> THE REQUEST
Leave the pictures out. Return all other data exactly.

> GIVEN DATA
■ ■ ■
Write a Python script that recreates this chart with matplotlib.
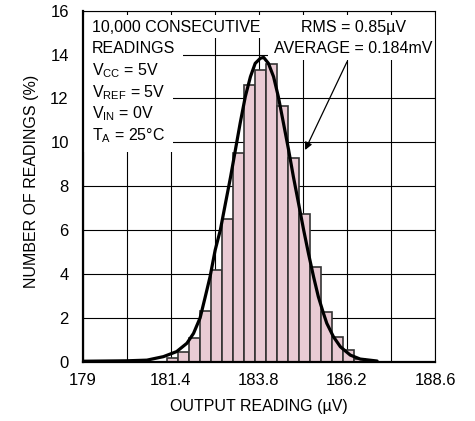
import matplotlib
matplotlib.use("Agg")
import matplotlib.pyplot as plt
from matplotlib.patches import Rectangle

plt.rcParams["font.family"] = ["Liberation Sans", "DejaVu Sans"]
plt.rcParams["mathtext.fontset"] = "custom"
plt.rcParams["mathtext.rm"] = "Liberation Sans"
plt.rcParams["mathtext.default"] = "regular"

# Histogram of readings (bin left edges in uV, percent of readings)
bin_edges = [181.3, 181.6, 181.9, 182.2, 182.5, 182.8, 183.1, 183.4, 183.7,
             184.0, 184.3, 184.6, 184.9, 185.2, 185.5, 185.8, 186.1, 186.4]
bin_width = 0.3
percent = [0.15, 0.45, 1.1, 2.3, 4.2, 6.5, 9.5, 12.6, 13.3,
           13.55, 11.65, 9.3, 6.75, 4.3, 2.25, 1.12, 0.55, 0.1]

# Fitted distribution curve
curve_x = [179.0, 179.6, 180.2, 180.75, 181.2, 181.56, 181.84, 182.02, 182.2,
           182.34, 182.47, 182.61, 182.75, 182.89, 183.03, 183.16, 183.29,
           183.43, 183.57, 183.70, 183.84, 183.93, 184.06, 184.20, 184.33,
           184.47, 184.61, 184.74, 184.88, 185.02, 185.15, 185.29, 185.42,
           185.56, 185.65, 185.83, 186.02, 186.29, 186.56, 187.02]
curve_y = [0.02, 0.03, 0.04, 0.07, 0.23, 0.46, 0.84, 1.29, 2.0,
           2.96, 3.87, 5.09, 6.0, 7.22, 8.43, 9.65, 10.87,
           12.08, 12.99, 13.6, 13.83, 13.87, 13.6, 12.99, 12.08,
           10.87, 9.65, 8.43, 7.22, 6.0, 4.94, 3.87, 2.96,
           2.2, 1.75, 1.14, 0.68, 0.3, 0.12, 0.03]

x_ticks = [179, 181.4, 183.8, 186.2, 188.6]
x_grid = [179, 180.2, 181.4, 182.6, 183.8, 185, 186.2, 187.4, 188.6]
y_ticks = [0, 2, 4, 6, 8, 10, 12, 14, 16]

fig = plt.figure(figsize=(4.75, 4.21), dpi=100)
ax = fig.add_axes([0.174, 0.1409, 0.742, 0.8337])

ax.set_xlim(179, 188.6)
ax.set_ylim(0, 16)

# grid
for gx in x_grid:
    ax.axvline(gx, color="black", lw=0.8, zorder=0.5)
for gy in y_ticks:
    ax.axhline(gy, color="black", lw=0.8, zorder=0.5)

# white areas behind the text
mask = dict(facecolor="white", edgecolor="none", transform=ax.transAxes, zorder=1)
ax.add_patch(Rectangle((0, 0.922), 1, 0.065, **mask))
ax.add_patch(Rectangle((0, 0.8596), 0.285, 0.0624, **mask))
ax.add_patch(Rectangle((0.526, 0.8596), 0.474, 0.0624, **mask))
ax.add_patch(Rectangle((0, 0.597), 0.256, 0.2626, **mask))

ax.bar(bin_edges, percent, width=bin_width, align="edge",
       color="#e9cbd4", edgecolor="#333333", linewidth=1.2, zorder=2)
ax.plot(curve_x, curve_y, color="black", lw=2.3, zorder=3,
        solid_joinstyle="round", solid_capstyle="round")

ax.set_xticks(x_ticks)
ax.set_xticklabels(["179", "181.4", "183.8", "186.2", "188.6"])
ax.set_yticks(y_ticks)
ax.tick_params(length=0, labelsize=12)
ax.tick_params(axis="x", pad=8)
ax.tick_params(axis="y", pad=10)

for s in ["left", "bottom"]:
    ax.spines[s].set_linewidth(1.6)
for s in ["top", "right"]:
    ax.spines[s].set_linewidth(0.8)

ax.set_xlabel("OUTPUT READING (\u00b5V)", fontsize=11.5, labelpad=8)
ax.set_ylabel("NUMBER OF READINGS (%)", fontsize=11.5)
ax.yaxis.set_label_coords(-0.125, 0.515)

left_lines = ["10,000 CONSECUTIVE", "READINGS", "V$_{CC}$ = 5V",
              "V$_{REF}$ = 5V", "V$_{IN}$ = 0V", "T$_{A}$ = 25\u00b0C"]
for i, t in enumerate(left_lines):
    ax.text(0.026, 0.953 - i * 0.0618, t, transform=ax.transAxes,
            fontsize=11.5, va="center", ha="left", zorder=4)

ax.text(0.768, 0.953, "RMS = 0.85\u00b5V", transform=ax.transAxes,
        fontsize=11.5, va="center", ha="center", zorder=4)
ax.text(0.768, 0.891, "AVERAGE = 0.184mV", transform=ax.transAxes,
        fontsize=11.5, va="center", ha="center", zorder=4)

ax.annotate("", xy=(185.06, 9.65), xytext=(186.2, 13.67),
            arrowprops=dict(arrowstyle="-|>", color="black", lw=0.9,
                            mutation_scale=11, shrinkA=0, shrinkB=0),
            zorder=4)

fig.savefig("out.png", dpi=100)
■ ■ ■
> RESPONSE TO THIS TASK
Write a Python script that recreates this chart with matplotlib.
import matplotlib
matplotlib.use("Agg")
import matplotlib.pyplot as plt
from matplotlib.patches import Rectangle

plt.rcParams["font.family"] = ["Liberation Sans", "DejaVu Sans"]
plt.rcParams["mathtext.fontset"] = "custom"
plt.rcParams["mathtext.rm"] = "Liberation Sans"
plt.rcParams["mathtext.default"] = "regular"

# Histogram of readings (bin left edges in uV, percent of readings)
bin_edges = [181.3, 181.6, 181.9, 182.2, 182.5, 182.8, 183.1, 183.4, 183.7,
             184.0, 184.3, 184.6, 184.9, 185.2, 185.5, 185.8, 186.1, 186.4]
bin_width = 0.3
percent = [0.15, 0.45, 1.1, 2.3, 4.2, 6.5, 9.5, 12.6, 13.3,
           13.55, 11.65, 9.3, 6.75, 4.3, 2.25, 1.12, 0.55, 0.1]

# Fitted distribution curve
curve_x = [179.0, 179.6, 180.2, 180.75, 181.2, 181.56, 181.84, 182.02, 182.2,
           182.34, 182.47, 182.61, 182.75, 182.89, 183.03, 183.16, 183.29,
           183.43, 183.57, 183.70, 183.84, 183.93, 184.06, 184.20, 184.33,
           184.47, 184.61, 184.74, 184.88, 185.02, 185.15, 185.29, 185.42,
           185.56, 185.65, 185.83, 186.02, 186.29, 186.56, 187.02]
curve_y = [0.02, 0.03, 0.04, 0.07, 0.23, 0.46, 0.84, 1.29, 2.0,
           2.96, 3.87, 5.09, 6.0, 7.22, 8.43, 9.65, 10.87,
           12.08, 12.99, 13.6, 13.83, 13.87, 13.6, 12.99, 12.08,
           10.87, 9.65, 8.43, 7.22, 6.0, 4.94, 3.87, 2.96,
           2.2, 1.75, 1.14, 0.68, 0.3, 0.12, 0.03]

x_ticks = [179, 181.4, 183.8, 186.2, 188.6]
x_grid = [179, 180.2, 181.4, 182.6, 183.8, 185, 186.2, 187.4, 188.6]
y_ticks = [0, 2, 4, 6, 8, 10, 12, 14, 16]

fig = plt.figure(figsize=(4.75, 4.21), dpi=100)
ax = fig.add_axes([0.174, 0.1409, 0.742, 0.8337])

ax.set_xlim(179, 188.6)
ax.set_ylim(0, 16)

# grid
for gx in x_grid:
    ax.axvline(gx, color="black", lw=0.8, zorder=0.5)
for gy in y_ticks:
    ax.axhline(gy, color="black", lw=0.8, zorder=0.5)

# white areas behind the text
mask = dict(facecolor="white", edgecolor="none", transform=ax.transAxes, zorder=1)
ax.add_patch(Rectangle((0, 0.922), 1, 0.065, **mask))
ax.add_patch(Rectangle((0, 0.8596), 0.285, 0.0624, **mask))
ax.add_patch(Rectangle((0.526, 0.8596), 0.474, 0.0624, **mask))
ax.add_patch(Rectangle((0, 0.597), 0.256, 0.2626, **mask))

ax.bar(bin_edges, percent, width=bin_width, align="edge",
       color="#e9cbd4", edgecolor="#333333", linewidth=1.2, zorder=2)
ax.plot(curve_x, curve_y, color="black", lw=2.3, zorder=3,
        solid_joinstyle="round", solid_capstyle="round")

ax.set_xticks(x_ticks)
ax.set_xticklabels(["179", "181.4", "183.8", "186.2", "188.6"])
ax.set_yticks(y_ticks)
ax.tick_params(length=0, labelsize=12)
ax.tick_params(axis="x", pad=8)
ax.tick_params(axis="y", pad=10)

for s in ["left", "bottom"]:
    ax.spines[s].set_linewidth(1.6)
for s in ["top", "right"]:
    ax.spines[s].set_linewidth(0.8)

ax.set_xlabel("OUTPUT READING (\u00b5V)", fontsize=11.5, labelpad=8)
ax.set_ylabel("NUMBER OF READINGS (%)", fontsize=11.5)
ax.yaxis.set_label_coords(-0.125, 0.515)

left_lines = ["10,000 CONSECUTIVE", "READINGS", "V$_{CC}$ = 5V",
              "V$_{REF}$ = 5V", "V$_{IN}$ = 0V", "T$_{A}$ = 25\u00b0C"]
for i, t in enumerate(left_lines):
    ax.text(0.026, 0.953 - i * 0.0618, t, transform=ax.transAxes,
            fontsize=11.5, va="center", ha="left", zorder=4)

ax.text(0.768, 0.953, "RMS = 0.85\u00b5V", transform=ax.transAxes,
        fontsize=11.5, va="center", ha="center", zorder=4)
ax.text(0.768, 0.891, "AVERAGE = 0.184mV", transform=ax.transAxes,
        fontsize=11.5, va="center", ha="center", zorder=4)

ax.annotate("", xy=(185.06, 9.65), xytext=(186.2, 13.67),
            arrowprops=dict(arrowstyle="-|>", color="black", lw=0.9,
                            mutation_scale=11, shrinkA=0, shrinkB=0),
            zorder=4)

fig.savefig("out.png", dpi=100)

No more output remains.